Apologies to the OP because I would like to add some comments (basically addressing LQSEC regulars and those with a +1K postcount) and recap a wee bit. Please accept this as additional information to keep in mind and not as me lecturing you. The main reason I want to do this is that LQSEC IMHO doesn't have that many experienced incident handlers and I hope this would increase your mana the next time you go down the incident handler path, which I hope you do.

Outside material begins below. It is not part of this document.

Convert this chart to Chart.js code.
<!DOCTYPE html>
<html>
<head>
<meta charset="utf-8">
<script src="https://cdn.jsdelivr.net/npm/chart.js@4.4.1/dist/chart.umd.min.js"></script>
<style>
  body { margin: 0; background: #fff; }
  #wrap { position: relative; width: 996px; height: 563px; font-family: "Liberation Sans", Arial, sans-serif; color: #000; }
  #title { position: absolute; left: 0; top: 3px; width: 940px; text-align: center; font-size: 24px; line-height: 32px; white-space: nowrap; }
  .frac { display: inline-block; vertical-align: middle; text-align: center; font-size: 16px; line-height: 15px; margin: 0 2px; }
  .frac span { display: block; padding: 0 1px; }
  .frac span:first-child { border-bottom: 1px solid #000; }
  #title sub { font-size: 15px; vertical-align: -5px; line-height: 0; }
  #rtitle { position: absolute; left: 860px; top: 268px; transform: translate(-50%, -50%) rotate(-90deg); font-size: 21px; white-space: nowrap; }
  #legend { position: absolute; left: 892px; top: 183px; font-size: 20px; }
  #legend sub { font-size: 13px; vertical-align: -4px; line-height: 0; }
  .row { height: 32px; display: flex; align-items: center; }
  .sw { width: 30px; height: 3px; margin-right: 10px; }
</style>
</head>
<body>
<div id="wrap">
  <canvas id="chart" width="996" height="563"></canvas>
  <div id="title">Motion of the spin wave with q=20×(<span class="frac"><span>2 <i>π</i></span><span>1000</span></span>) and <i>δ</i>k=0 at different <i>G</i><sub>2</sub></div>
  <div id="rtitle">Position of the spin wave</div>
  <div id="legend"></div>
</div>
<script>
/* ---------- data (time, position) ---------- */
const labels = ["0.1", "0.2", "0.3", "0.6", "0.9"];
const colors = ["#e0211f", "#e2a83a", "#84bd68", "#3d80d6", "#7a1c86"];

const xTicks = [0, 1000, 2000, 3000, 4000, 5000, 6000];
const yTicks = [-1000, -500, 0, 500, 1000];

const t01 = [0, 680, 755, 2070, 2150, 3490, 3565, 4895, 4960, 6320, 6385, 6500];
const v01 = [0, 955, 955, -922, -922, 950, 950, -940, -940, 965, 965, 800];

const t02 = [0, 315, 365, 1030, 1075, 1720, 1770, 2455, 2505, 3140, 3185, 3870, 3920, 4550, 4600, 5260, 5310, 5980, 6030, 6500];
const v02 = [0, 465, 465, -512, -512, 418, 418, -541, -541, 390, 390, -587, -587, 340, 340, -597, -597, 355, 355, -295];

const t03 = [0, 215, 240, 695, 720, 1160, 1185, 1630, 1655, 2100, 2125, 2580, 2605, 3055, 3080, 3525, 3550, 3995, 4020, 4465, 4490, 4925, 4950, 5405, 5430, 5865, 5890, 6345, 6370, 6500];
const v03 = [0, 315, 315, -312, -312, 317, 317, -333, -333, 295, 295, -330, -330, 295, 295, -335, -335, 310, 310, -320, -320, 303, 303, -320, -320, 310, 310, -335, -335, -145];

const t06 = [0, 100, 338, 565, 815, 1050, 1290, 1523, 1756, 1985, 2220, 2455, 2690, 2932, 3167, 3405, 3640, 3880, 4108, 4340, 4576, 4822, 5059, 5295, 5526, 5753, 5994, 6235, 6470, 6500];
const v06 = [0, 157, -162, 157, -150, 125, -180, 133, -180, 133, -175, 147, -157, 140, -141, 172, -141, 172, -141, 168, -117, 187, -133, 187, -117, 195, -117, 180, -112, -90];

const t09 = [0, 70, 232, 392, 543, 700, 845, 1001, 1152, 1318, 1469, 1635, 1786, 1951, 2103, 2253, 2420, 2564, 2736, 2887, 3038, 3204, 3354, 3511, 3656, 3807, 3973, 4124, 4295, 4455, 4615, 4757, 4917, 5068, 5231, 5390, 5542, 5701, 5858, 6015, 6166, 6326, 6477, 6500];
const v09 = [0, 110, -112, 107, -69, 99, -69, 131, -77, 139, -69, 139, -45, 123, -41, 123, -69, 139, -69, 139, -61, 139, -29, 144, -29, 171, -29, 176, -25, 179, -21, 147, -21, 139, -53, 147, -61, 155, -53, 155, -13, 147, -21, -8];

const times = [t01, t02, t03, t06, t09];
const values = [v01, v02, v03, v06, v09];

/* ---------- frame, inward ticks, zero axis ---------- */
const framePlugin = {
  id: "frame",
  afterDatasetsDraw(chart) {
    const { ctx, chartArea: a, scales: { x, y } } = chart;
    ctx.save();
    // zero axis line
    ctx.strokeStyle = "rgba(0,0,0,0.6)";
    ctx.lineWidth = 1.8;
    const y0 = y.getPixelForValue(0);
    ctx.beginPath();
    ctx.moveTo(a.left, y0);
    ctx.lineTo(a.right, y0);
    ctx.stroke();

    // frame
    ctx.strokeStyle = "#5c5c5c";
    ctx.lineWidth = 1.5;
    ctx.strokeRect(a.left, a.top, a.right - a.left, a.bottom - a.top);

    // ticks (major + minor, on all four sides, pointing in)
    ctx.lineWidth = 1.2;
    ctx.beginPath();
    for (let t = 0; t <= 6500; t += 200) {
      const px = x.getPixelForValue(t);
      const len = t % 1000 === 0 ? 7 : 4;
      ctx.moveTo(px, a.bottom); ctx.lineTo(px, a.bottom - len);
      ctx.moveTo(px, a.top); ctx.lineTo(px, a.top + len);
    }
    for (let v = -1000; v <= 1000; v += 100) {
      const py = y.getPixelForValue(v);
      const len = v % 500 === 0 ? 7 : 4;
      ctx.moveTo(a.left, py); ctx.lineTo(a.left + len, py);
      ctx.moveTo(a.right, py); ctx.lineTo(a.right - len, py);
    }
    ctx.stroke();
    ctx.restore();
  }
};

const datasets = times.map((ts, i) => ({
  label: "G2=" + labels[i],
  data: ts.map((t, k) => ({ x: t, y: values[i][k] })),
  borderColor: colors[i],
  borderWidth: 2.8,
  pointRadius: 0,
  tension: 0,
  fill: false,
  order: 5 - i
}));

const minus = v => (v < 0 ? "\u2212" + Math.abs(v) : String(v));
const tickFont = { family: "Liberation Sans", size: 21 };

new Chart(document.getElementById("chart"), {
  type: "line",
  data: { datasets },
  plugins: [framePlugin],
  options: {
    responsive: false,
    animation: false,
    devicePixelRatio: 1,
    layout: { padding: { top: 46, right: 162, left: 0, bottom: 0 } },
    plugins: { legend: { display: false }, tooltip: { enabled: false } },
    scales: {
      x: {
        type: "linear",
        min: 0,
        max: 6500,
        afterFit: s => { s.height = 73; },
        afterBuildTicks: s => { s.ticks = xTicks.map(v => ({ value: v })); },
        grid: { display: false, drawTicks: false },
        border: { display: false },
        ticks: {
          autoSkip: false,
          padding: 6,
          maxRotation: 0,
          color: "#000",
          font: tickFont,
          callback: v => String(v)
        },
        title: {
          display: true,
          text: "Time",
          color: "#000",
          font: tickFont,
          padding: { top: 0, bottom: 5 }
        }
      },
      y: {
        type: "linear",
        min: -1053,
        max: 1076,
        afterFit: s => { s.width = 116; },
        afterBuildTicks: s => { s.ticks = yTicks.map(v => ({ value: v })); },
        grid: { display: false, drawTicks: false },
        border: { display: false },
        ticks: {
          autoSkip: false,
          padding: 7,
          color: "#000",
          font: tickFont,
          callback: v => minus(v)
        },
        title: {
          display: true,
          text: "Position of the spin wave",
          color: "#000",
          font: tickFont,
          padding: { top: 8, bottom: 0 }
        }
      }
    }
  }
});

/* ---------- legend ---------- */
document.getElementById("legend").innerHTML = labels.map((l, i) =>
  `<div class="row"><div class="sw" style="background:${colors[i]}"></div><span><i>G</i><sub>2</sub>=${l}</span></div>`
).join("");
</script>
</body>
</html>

First of all I would like talk about handling in general. As with all troubleshooting you need to have a plan, and handling breach of security incidents is no different at that. Except that mistakes can have consequences that are irreversible. For instance forgetting to have the data frozen can hamper forensics a lot later on. To me this means that if you rise to the call, you take the responsability to handle the case and must understand the risks. A plan or checklist also serves to keep both you and the "victim" focussed as victims tend to digress from any steps given based on impulse, frustration levels and other often influences that are often irrelevant. Make sure the OP follows the plan and signs off on each phase. (If the OP stalls, digresses w/o solid reasoning or just behaves stubborn, let him know he's fscking up and drop your responsabilities. Probably the OP has some expertise-fu going on I would not understand as well.)
- The LQ FAQ: Security references should be able to point you towards checklists, checking CERT and the SANS Reading Room first would be a good choice. Next to that this forum has some incident handling threads I think could be useful too.

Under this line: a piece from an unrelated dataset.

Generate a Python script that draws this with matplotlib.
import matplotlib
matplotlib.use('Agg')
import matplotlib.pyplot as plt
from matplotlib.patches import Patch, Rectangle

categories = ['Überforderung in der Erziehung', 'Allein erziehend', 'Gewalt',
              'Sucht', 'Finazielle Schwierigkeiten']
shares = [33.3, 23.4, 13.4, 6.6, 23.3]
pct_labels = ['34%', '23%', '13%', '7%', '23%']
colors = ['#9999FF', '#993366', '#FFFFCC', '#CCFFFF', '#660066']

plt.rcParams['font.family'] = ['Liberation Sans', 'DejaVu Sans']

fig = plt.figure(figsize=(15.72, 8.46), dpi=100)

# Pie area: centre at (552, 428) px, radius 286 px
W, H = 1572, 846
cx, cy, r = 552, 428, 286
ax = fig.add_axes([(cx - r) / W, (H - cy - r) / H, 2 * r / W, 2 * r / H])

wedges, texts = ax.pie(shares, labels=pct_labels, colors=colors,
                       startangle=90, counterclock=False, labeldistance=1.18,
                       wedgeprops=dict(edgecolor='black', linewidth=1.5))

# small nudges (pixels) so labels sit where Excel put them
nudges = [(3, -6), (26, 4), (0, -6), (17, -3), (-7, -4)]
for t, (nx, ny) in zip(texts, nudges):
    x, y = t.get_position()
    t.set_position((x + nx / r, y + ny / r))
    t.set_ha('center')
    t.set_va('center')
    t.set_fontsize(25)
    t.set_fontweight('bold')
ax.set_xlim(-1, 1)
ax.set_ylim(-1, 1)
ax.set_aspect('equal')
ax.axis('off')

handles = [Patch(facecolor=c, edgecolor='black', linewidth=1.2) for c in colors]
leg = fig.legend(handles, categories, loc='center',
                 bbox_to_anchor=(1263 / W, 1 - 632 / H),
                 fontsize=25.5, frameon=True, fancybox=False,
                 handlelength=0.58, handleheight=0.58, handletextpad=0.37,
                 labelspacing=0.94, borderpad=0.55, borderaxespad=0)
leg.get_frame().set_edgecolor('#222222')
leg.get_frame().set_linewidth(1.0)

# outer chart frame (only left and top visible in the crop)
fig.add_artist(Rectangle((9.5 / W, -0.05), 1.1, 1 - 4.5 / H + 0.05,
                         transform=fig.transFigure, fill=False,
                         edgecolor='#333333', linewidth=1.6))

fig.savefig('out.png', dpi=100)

On to handling the case itself.
- The description of the incident and current situation wasn't made onehundred percent clear in the first post. This means that if you do not address that by asking questions first you come out of your assessment phase blindfolded. Building an understanding of the situation (audit data, auth data, logs, installed SW, running services) is crucial because else you can not give advice tailored to the situation, which you should if you want to handle (suspected) breach of security incidents properly and responsably.
- Damage control / risk mitigation. Knowing the location and purpose of the box are important starting points because once (perceived) untrusted the box should be isolated immediately and parties involved should be warned pending further investigation.

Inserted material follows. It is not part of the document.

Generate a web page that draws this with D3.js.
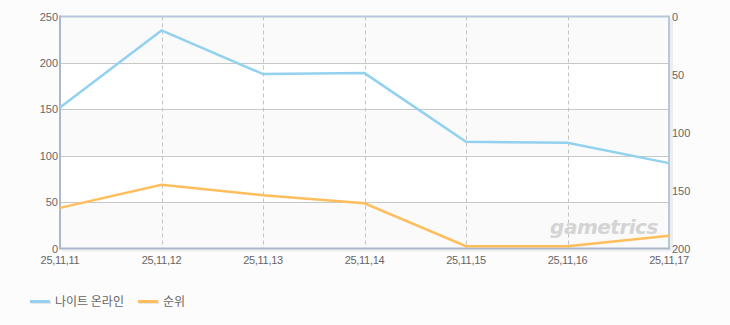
<!DOCTYPE html>
<html>
<head>
<meta charset="utf-8">
<script src="https://cdn.jsdelivr.net/npm/d3@7"></script>
<style>
  html, body { margin: 0; padding: 0; background: #fcfcfc; }
  text { font-family: "Liberation Sans", "Noto Sans CJK KR", sans-serif; }
</style>
</head>
<body>
<svg id="chart" width="730" height="325"></svg>
<script>
const dates = ["25,11,11", "25,11,12", "25,11,13", "25,11,14", "25,11,15", "25,11,16", "25,11,17"];
const players = [152, 235, 188, 189, 115, 114, 92];
const ranks = [165, 145, 154, 161, 198, 198, 189];
const leftTicks = [0, 50, 100, 150, 200, 250];
const rightTicks = [0, 50, 100, 150, 200];
const seriesNames = ["나이트 온라인", "순위"];
const seriesColors = ["#92d1ef", "#ffbe5c"];

const margin = { top: 16.5, left: 60, right: 61, bottom: 76.5 };
const W = 730, H = 325;
const svg = d3.select("#chart");

const x = d3.scalePoint().domain(dates).range([margin.left, W - margin.right]);
const yL = d3.scaleLinear().domain([0, 250]).range([H - margin.bottom, margin.top]);
const yR = d3.scaleLinear().domain([0, 200]).range([margin.top, H - margin.bottom]);

const x0 = margin.left, x1 = W - margin.right;
const plotTop = margin.top, plotBot = H - margin.bottom;

// shadow on the right
svg.append("rect").attr("x", x1 + 1).attr("y", plotTop + 2).attr("width", 3).attr("height", plotBot - plotTop)
  .attr("fill", "#eeeeee");
svg.append("rect").attr("x", x0 + 2).attr("y", plotBot + 1).attr("width", x1 - x0).attr("height", 2)
  .attr("fill", "#eeeeee");

// alternating bands
const bands = d3.pairs(leftTicks);
svg.append("g").selectAll("rect").data(bands).join("rect")
  .attr("x", x0).attr("width", x1 - x0)
  .attr("y", d => yL(d[1])).attr("height", d => yL(d[0]) - yL(d[1]))
  .attr("fill", (d, i) => (i % 2 === 0 ? "#fafafa" : "#ffffff"));

// horizontal grid
svg.append("g").selectAll("line").data(leftTicks.slice(1, -1)).join("line")
  .attr("x1", x0).attr("x2", x1)
  .attr("y1", d => Math.round(yL(d)) + 0.5).attr("y2", d => Math.round(yL(d)) + 0.5)
  .attr("stroke", "#c8c8c8");

// vertical dashed grid
svg.append("g").selectAll("line").data(dates.slice(1, -1)).join("line")
  .attr("x1", d => Math.round(x(d)) + 0.5).attr("x2", d => Math.round(x(d)) + 0.5)
  .attr("y1", plotTop).attr("y2", plotBot)
  .attr("stroke", "#c4c4c4").attr("stroke-dasharray", "4,3");

// watermark
svg.append("text").attr("x", 604).attr("y", 234).attr("text-anchor", "middle")
  .attr("font-size", 20).attr("font-weight", "bold").attr("font-style", "italic")
  .attr("fill", "#d4d4d4").style("font-family", "'DejaVu Sans', sans-serif")
  .attr("letter-spacing", "-0.5").text("gametrics");

// frame
svg.append("line").attr("x1", x0).attr("x2", x1 + 1).attr("y1", plotTop).attr("y2", plotTop)
  .attr("stroke", "#b6c8dc").attr("stroke-width", 2);
svg.append("line").attr("x1", x1).attr("x2", x1).attr("y1", plotTop).attr("y2", plotBot)
  .attr("stroke", "#b6c8dc").attr("stroke-width", 2);
svg.append("line").attr("x1", x0).attr("x2", x0).attr("y1", plotTop - 1).attr("y2", plotBot + 1)
  .attr("stroke", "#a9b8cb").attr("stroke-width", 2);
svg.append("line").attr("x1", x0).attr("x2", x1 + 1).attr("y1", plotBot).attr("y2", plotBot)
  .attr("stroke", "#a9b8cb").attr("stroke-width", 2);

// lines
const lineL = d3.line().x((d, i) => x(dates[i])).y(d => yL(d));
const lineR = d3.line().x((d, i) => x(dates[i])).y(d => yR(d));
svg.append("path").datum(players).attr("d", lineL)
  .attr("fill", "none").attr("stroke", seriesColors[0]).attr("stroke-width", 2.5);
svg.append("path").datum(ranks).attr("d", lineR)
  .attr("fill", "none").attr("stroke", seriesColors[1]).attr("stroke-width", 2.5);

// axes labels
const labelColor = "#666666";
svg.append("g").selectAll("text").data(leftTicks).join("text")
  .attr("x", x0 - 2).attr("y", d => yL(d) + 4).attr("text-anchor", "end")
  .attr("font-size", 11).attr("fill", labelColor).text(d => d);
svg.append("g").selectAll("text").data(rightTicks).join("text")
  .attr("x", x1 + 3).attr("y", d => yR(d) + 4).attr("text-anchor", "start")
  .attr("font-size", 11).attr("fill", labelColor).text(d => d);
svg.append("g").selectAll("text").data(dates).join("text")
  .attr("x", d => x(d)).attr("y", plotBot + 15).attr("text-anchor", "middle")
  .attr("font-size", 11).attr("letter-spacing", "-0.3").attr("fill", labelColor).text(d => d);

// legend
const legend = svg.append("g");
const legendX = [30, 138];
seriesNames.forEach((name, i) => {
  legend.append("rect").attr("x", legendX[i] + 1).attr("y", 301).attr("width", 20).attr("height", 3)
    .attr("fill", "#e6e6e6");
  legend.append("rect").attr("x", legendX[i]).attr("y", 300).attr("width", 20).attr("height", 3)
    .attr("fill", seriesColors[i]);
  legend.append("text").attr("x", legendX[i] + 25).attr("y", 306)
    .attr("font-size", 12).attr("fill", labelColor)
    .style("font-family", "'Noto Sans CJK KR', sans-serif").text(name);
});
</script>
</body>
</html>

- It's only after the situation is stabilised you should start a more elaborate investigation or have the OP initiate a mop up.
- Noticing and addressing the OP's questions also is important. You need to place yourself in the position of the OP and remember the side effects of such an incident can cause major uncertainty which has to be addressed and replaced by reassurance (help is on the way, it's under control) and confidence (it will work out following these steps). Also keep an eye on eachothers questions and answers and do try to fill in gaps. After all we're all trying to solve the OP's problem and combined efforts have more chance of covering it all.
On to specific advice.
- However pasionately argued by some, moving a service to another port is not a way to enhance security. Period.
- Not an ad hominem but more the example itself: "That's a nice hacker, he changed your password because it was too simple. In case you get hacked again and he would loose his zombie.". While this may be the case there was no evidence given to support that. Handling should revolve around facts because you know what assumptions make...
- "Basically, anything you think you can trust ... you can't." That is an excellent remark and starting point. Shame it wasn't used earlier.
All in all I think most of the advice given was solid. The only major annoyance I've seen was the banssh hijack. No, don't look at the messenger: look at what it adds to addressing the OP's problem. See what I mean? Nothing. Next time please make your own thread or ask via email. TIA
* Moderators nota bene: for those of you that want to reply in anger for slagging off your efforts: you're probably missing the point, but OK: be my guest, but please do so by email. TIA
Well, the question itself is still unanswered: Why did they change the root password? Because once they cracked in and got (probably limited) root access they had to change the password to something they know. So they can log in a regular way and start using your box.
Would it be bad form to ask what IP the attack came from? I'd like to add it to my black list.
I don't think it would be bad form, but others may disagree. I am going go through the logs this weekend to pinpoint the IP that did the breach, what I can give you so far is that it was a Romanian IP Address that the hacker used to log in as root. And it looks like maybe the initial crack was from a different IP, but only maybe. I don't have all the time to do a full autopsy, untill the 'new' box is back up 100% If it is ok I will post IP ranges, or the actuall IP, clips of logs as well, if ok?